The Charm of Runway Terroir
Kiwi Master of Wine Sam Harrop has been enjoying a long OE in London but a winery with a disused airstrip has lured him back to his homeland.
Te Motu winery on Waiheke Island, a 40-minute ferry ride from Auckland CBD, is also home to the island’s now-defunct airstrip. “There would be a flight from central Auckland that would land on the airstrip. People used to commute [to the city] on it when the waves were too big [for the ferry],” said owner and winemaker John Dunleavy.
However, rising fuel prices and the arrival of a fast ferry saw the seaplane’s last trip in 1989. The airstrip is still not planted to vines but it’s certainly being considered for the future.
The Dunleavy clan, one of New Zealand’s long-serving wine families, developed the estate in 1988, producing the first wine in 1993. After selling to Richina Pacific, the parent company of Chinese-owned firm MainZeal three years ago, the family and a group of investors bought back the property last year.
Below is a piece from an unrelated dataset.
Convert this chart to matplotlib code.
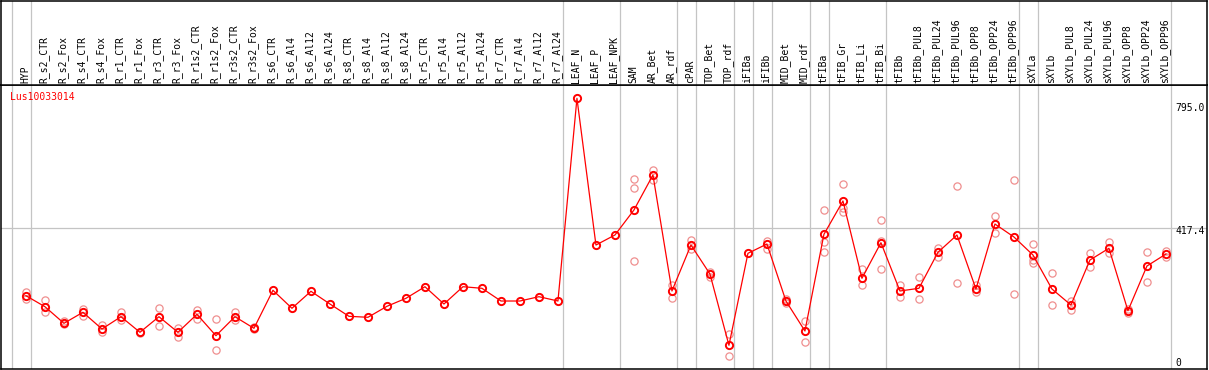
import matplotlib
matplotlib.use("Agg")
import matplotlib.pyplot as plt
import numpy as np

categories = ["HYP", "R_s2_CTR", "R_s2_Fox", "R_s4_CTR", "R_s4_Fox", "R_r1_CTR", "R_r1_Fox",
              "R_r3_CTR", "R_r3_Fox", "R_r1s2_CTR", "R_r1s2_Fox", "R_r3s2_CTR", "R_r3s2_Fox",
              "R_s6_CTR", "R_s6_Al4", "R_s6_Al12", "R_s6_Al24", "R_s8_CTR", "R_s8_Al4",
              "R_s8_Al12", "R_s8_Al24", "R_r5_CTR", "R_r5_Al4", "R_r5_Al12", "R_r5_Al24",
              "R_r7_CTR", "R_r7_Al4", "R_r7_Al12", "R_r7_Al24", "LEAF_N", "LEAF_P", "LEAF_NPK",
              "SAM", "AR_Bet", "AR_rdf", "cPAR", "TOP_Bet", "TOP_rdf", "iFIBa", "iFIBb",
              "MID_Bet", "MID_rdf", "tFIBa", "tFIB_Gr", "tFIB_Li", "tFIB_Bi", "tFIBb",
              "tFIBb_PUL8", "tFIBb_PUL24", "tFIBb_PUL96", "tFIBb_OPP8", "tFIBb_OPP24",
              "tFIBb_OPP96", "sXYLa", "sXYLb", "sXYLb_PUL8", "sXYLb_PUL24", "sXYLb_PUL96",
              "sXYLb_OPP8", "sXYLb_OPP24", "sXYLb_OPP96"]

means = [217.4, 184.8, 135.6, 168.2, 118.7, 155.1, 108.9, 155.1, 108.9, 162.3, 98.8, 155.1, 120.7,
         233.5, 180.1, 230.5, 192.8, 156.3, 153.4, 186.0, 209.7, 244.1, 192.8, 244.1, 239.4,
         201.7, 201.7, 214.5, 201.7, 803.0, 367.8, 397.5, 471.7, 575.5, 231.4, 367.8, 281.8,
         70.3, 343.2, 370.8, 201.7, 112.7, 399.6, 498.4, 269.1, 374.7, 231.4, 239.4, 346.2,
         397.5, 237.3, 430.1, 391.6, 338.2, 237.3, 189.9, 323.3, 358.1, 172.9, 305.5, 341.1]

replicates = [[229.3, 207.7], [204.7, 168.2], [143.3, 132.6], [178.0, 157.2], [130.5, 108.9],
              [168.2, 145.4], [110.0, 107.0], [180.1, 128.4], [120.7, 95.8], [175.0, 148.3],
              [148.3, 55.5], [168.0, 145.0], [123.7, 117.8],
              [], [], [], [], [], [], [], [], [], [], [], [], [], [], [], [],
              [], [], [],
              [562.7, 536.0, 319.5], [590.3, 560.7], [249.2, 209.7], [382.7, 356.0],
              [286.9, 273.8], [103.8, 39.5], [], [380.6, 356.0], [207.7, 194.9], [142.4, 81.0],
              [471.7, 377.6, 348.0], [547.9, 476.7, 464.9], [296.7, 249.2],
              [442.0, 296.7, 379.7], [249.2, 214.5], [273.8, 207.7], [359.8, 331.4],
              [542.9, 256.0], [249.2, 227.5], [453.9, 402.6], [560.7, 222.5],
              [370.8, 315.3, 323.3], [285.7, 189.9], [202.6, 175.0], [345.0, 301.7],
              [375.9, 343.2], [177.1, 165.2], [348.0, 257.2], [350.0, 331.4]]

group_edges = [-0.5, 0.5, 28.5, 31.5, 34.5, 35.5, 37.5, 38.5, 39.5, 41.5, 42.5, 45.5, 52.5, 53.5, 60.5]
y_labels = ["795.0", "417.4", "0"]
y_label_values = [795.0, 417.4, 0.0]
gene_id = "Lus10033014"

W, H = 1209, 370
fig = plt.figure(figsize=(W / 100, H / 100), dpi=100)

mono = "DejaVu Sans Mono"
xlim = ((1 - 21.2) / 19, (1207 - 21.2) / 19)
ymax = (369 - 85) / 0.3371

# main plot axes
ax = fig.add_axes([1 / W, 1 / H, 1206 / W, 284 / H])
ax.set_xlim(*xlim)
ax.set_ylim(0, ymax)
ax.set_xticks([])
ax.set_yticks([])
for s in ax.spines.values():
    s.set_linewidth(1.1)
    s.set_color("black")

for e in group_edges:
    ax.axvline(e, color="#c4c4c4", lw=0.9, zorder=1)
ax.axhline(417.4, color="#c4c4c4", lw=0.9, zorder=1)

xs = np.arange(len(categories)) + 0.25
for x, reps in zip(xs, replicates):
    if reps:
        ax.plot([x] * len(reps), reps, linestyle="none", marker="o", ms=5.2,
                mfc="none", mec="#ef8f8f", mew=0.9, zorder=2)
ax.plot(xs, means, color="red", lw=0.9, zorder=3)
ax.plot(xs, means, linestyle="none", marker="o", ms=5.2, mfc="none", mec="red", mew=1.4, zorder=4)

offsets = [-7, -3, 6.3]
for lab, val, dy in zip(y_labels, y_label_values, offsets):
    ax.annotate(lab, xy=((1175 - 21.2) / 19, val), xycoords="data",
                xytext=(0, dy), textcoords="offset pixels",
                ha="left", va="center", fontsize=7, family=mono, color="black",
                annotation_clip=False, clip_on=True)

ax.text((10 - 1) / 1206, 1 - (96.7 - 85) / 284, gene_id, transform=ax.transAxes,
        ha="left", va="center", fontsize=7, family=mono, color="red")

# header axes with labels
hx = fig.add_axes([1 / W, 285 / H, 1206 / W, 84.5 / H])
hx.set_xlim(*xlim)
hx.set_ylim(0, 84.5)
hx.set_xticks([])
hx.set_yticks([])
for s in hx.spines.values():
    s.set_linewidth(1.1)
    s.set_color("black")
for e in group_edges:
    hx.axvline(e, color="#c4c4c4", lw=0.9, zorder=1)
for i, lab in enumerate(categories):
    hx.text(i + 0.2, 2.3, lab, rotation=90, ha="center", va="bottom",
            fontsize=7, family=mono, color="black")

fig.savefig("out.png", dpi=100)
Since then, Richina Pacific has been placed in provisional liquidation – clearly 2013 was a year to forget for the firm.
But Te Motu hopes its future is looking more rosy, bringing on Harrop as a consultant after a chance meeting. “I had my 40th birthday at the Shed [the winery restaurant] and was introduced to the owners,” he explained.
It’s a small venture at the moment with just 4 hectares planted on a 12-hectare property neighbouring Stonyridge, a winery with a a reputation for making very expensive Bordeaux blends and holding dance parties.
While there is unlikely to be any raves at Te Motu, the winery does have something in common with its neighbour: they both concentrate on Cabernet Sauvignon and Merlot blends. The Te Motu is cabernet-based and isn’t released for five years, a rather unusual strategy for any winery. After his birthday party, Harrop explained: “The first thing I said was we need another cuvee. The Te Motu is cabernet-based so why don’t we make a merlot-based wine that we can release earlier?” A wine named Kokoro is the result. The first vintage, 2012, is brightly-fruited and already approachable with a soft mid-palate and lick of vanilla oak.
The 2005 and 2006 vintages of Te Motu are surprisingly elegant, both showing fine mouthcoating tannins, a fine line of acidity and a savoury, almost Italian-like character of black cherry and violets. I had anticipated a bigger beast. “While this is a north facing slope, it’s the last to be picked on the island because it’s got a south-wester wind,” which cools the site explains Harrop. “Very rarely is the wine above 13.5%.”